= To do =
For every line in the data below that contains "Generate", copy the line.

= Provided material =

▬▬▬

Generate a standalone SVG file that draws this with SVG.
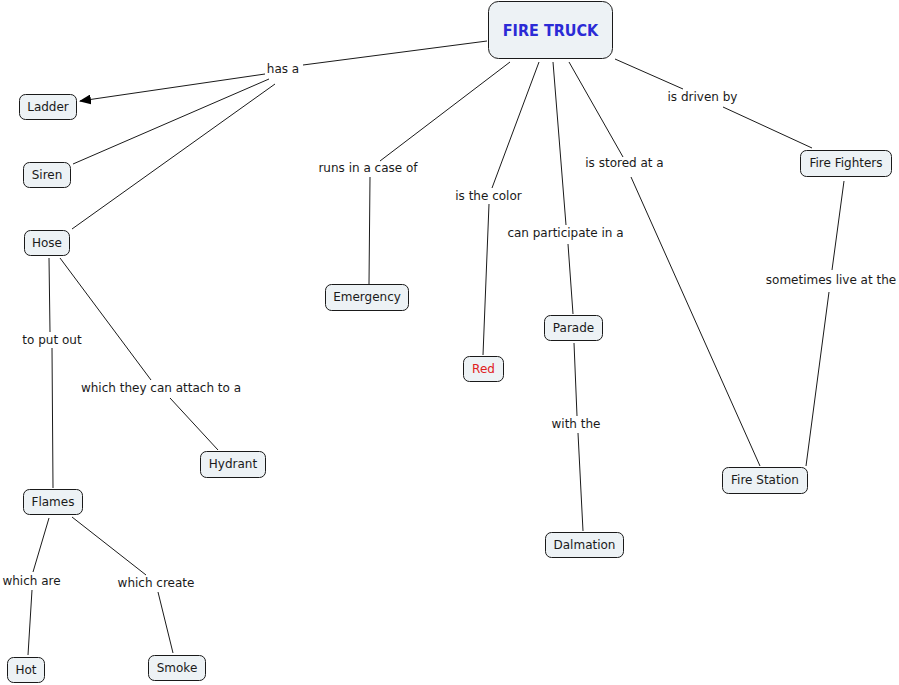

▬▬▬

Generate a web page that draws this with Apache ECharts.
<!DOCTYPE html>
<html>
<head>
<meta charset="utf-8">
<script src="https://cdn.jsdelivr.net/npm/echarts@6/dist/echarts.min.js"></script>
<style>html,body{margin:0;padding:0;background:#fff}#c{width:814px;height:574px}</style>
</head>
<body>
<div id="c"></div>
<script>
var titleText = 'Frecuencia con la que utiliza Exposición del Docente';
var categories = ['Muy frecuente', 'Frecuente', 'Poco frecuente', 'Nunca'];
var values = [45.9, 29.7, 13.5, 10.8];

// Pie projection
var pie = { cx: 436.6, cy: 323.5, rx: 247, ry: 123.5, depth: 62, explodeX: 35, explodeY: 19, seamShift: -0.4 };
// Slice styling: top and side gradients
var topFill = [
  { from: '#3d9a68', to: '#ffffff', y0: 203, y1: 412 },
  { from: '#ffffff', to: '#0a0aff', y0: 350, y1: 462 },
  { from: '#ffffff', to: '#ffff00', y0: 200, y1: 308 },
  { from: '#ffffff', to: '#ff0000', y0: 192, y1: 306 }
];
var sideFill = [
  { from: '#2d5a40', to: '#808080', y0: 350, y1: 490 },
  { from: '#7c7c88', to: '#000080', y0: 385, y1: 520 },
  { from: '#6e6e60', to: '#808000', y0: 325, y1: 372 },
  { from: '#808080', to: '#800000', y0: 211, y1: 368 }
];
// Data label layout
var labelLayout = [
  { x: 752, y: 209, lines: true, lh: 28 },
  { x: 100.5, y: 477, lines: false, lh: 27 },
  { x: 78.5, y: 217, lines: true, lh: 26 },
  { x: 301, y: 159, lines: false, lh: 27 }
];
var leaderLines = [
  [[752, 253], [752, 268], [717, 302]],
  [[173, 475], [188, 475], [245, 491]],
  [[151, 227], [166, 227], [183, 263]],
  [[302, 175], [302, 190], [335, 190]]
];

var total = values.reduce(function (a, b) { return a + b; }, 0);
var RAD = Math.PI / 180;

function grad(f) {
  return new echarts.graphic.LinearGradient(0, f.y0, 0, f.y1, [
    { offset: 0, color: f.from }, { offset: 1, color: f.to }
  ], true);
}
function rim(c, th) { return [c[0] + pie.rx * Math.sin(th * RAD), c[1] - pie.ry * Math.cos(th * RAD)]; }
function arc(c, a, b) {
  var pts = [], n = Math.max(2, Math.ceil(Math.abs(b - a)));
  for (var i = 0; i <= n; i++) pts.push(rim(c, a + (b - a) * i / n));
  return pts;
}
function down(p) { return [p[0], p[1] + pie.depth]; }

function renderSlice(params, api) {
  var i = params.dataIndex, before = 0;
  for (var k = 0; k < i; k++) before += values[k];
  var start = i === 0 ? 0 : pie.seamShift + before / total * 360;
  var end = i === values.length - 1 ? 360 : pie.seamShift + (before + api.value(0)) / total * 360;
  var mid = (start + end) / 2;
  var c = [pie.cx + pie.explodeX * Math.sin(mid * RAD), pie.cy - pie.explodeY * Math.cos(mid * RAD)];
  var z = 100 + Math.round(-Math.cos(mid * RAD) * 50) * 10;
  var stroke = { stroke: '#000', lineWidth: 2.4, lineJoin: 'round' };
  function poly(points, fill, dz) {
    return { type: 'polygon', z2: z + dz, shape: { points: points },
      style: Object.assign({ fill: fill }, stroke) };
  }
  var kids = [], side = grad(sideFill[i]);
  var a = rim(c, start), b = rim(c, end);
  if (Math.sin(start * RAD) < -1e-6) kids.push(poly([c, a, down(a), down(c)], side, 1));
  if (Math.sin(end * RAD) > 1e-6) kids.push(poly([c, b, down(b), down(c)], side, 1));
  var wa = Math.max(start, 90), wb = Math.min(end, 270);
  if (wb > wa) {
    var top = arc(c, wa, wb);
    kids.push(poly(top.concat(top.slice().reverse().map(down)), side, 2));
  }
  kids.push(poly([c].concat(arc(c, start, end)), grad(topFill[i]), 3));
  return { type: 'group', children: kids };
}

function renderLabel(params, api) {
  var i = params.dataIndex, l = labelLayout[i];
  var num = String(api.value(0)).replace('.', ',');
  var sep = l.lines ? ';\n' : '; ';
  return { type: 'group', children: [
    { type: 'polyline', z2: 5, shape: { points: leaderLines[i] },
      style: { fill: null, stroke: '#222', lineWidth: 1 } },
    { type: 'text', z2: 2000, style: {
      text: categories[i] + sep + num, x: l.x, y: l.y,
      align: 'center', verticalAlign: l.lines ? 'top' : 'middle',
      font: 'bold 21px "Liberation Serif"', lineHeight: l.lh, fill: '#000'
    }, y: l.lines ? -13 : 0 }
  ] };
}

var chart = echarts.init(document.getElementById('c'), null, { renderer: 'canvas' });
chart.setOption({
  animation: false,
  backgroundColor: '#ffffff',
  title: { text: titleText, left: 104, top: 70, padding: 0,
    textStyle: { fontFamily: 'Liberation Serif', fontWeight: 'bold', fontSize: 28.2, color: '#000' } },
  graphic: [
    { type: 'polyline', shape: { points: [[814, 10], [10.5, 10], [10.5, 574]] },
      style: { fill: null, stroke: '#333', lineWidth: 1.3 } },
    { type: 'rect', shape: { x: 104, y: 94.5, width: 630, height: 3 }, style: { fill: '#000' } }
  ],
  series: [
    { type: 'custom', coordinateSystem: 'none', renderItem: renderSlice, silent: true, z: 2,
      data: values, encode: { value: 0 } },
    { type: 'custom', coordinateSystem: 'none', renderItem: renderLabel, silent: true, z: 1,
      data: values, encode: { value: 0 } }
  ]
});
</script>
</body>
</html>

▬▬▬

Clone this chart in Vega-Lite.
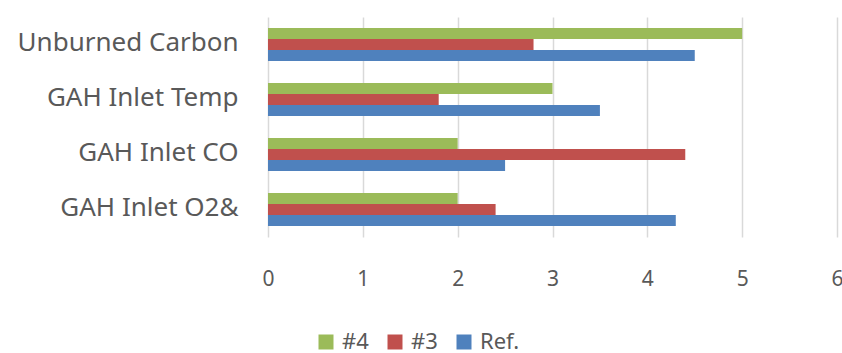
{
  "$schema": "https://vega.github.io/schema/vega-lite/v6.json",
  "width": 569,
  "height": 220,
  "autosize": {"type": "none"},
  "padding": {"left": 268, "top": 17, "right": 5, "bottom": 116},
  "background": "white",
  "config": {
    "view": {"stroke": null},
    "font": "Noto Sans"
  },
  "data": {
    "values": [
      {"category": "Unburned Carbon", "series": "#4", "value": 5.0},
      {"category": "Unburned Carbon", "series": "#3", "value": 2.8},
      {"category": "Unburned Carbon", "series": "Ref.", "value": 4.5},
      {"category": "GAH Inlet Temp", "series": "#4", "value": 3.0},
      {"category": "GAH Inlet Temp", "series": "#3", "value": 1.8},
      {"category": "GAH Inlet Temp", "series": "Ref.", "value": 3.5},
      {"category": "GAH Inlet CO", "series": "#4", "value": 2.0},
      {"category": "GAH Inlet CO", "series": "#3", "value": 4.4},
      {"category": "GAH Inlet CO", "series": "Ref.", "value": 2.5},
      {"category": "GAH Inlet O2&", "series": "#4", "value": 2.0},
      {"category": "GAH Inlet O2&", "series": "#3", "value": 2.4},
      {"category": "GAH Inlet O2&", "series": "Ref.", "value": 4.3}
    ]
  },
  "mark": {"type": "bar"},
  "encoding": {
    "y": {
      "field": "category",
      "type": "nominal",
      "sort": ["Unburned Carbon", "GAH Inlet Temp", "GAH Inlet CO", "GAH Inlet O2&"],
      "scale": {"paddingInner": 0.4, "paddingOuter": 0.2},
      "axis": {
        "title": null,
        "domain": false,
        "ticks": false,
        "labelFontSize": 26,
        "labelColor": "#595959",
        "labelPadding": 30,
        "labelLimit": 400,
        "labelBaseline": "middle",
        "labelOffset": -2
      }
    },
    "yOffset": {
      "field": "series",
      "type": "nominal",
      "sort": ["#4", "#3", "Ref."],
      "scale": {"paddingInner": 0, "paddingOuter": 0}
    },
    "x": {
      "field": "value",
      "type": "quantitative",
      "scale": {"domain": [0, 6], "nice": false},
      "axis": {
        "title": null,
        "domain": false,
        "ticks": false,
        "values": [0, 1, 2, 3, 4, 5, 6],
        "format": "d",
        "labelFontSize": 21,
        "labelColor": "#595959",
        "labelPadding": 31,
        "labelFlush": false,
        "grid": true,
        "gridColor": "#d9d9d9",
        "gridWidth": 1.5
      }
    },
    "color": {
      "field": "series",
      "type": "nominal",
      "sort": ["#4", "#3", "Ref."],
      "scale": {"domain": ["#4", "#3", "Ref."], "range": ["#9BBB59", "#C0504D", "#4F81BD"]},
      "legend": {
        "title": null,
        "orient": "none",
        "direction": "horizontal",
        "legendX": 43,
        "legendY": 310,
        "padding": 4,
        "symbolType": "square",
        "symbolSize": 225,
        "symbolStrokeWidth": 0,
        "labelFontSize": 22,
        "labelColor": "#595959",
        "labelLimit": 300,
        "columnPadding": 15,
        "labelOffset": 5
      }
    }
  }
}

▬▬▬

= Correct answer =
Generate a standalone SVG file that draws this with SVG.
Generate a web page that draws this with Apache ECharts.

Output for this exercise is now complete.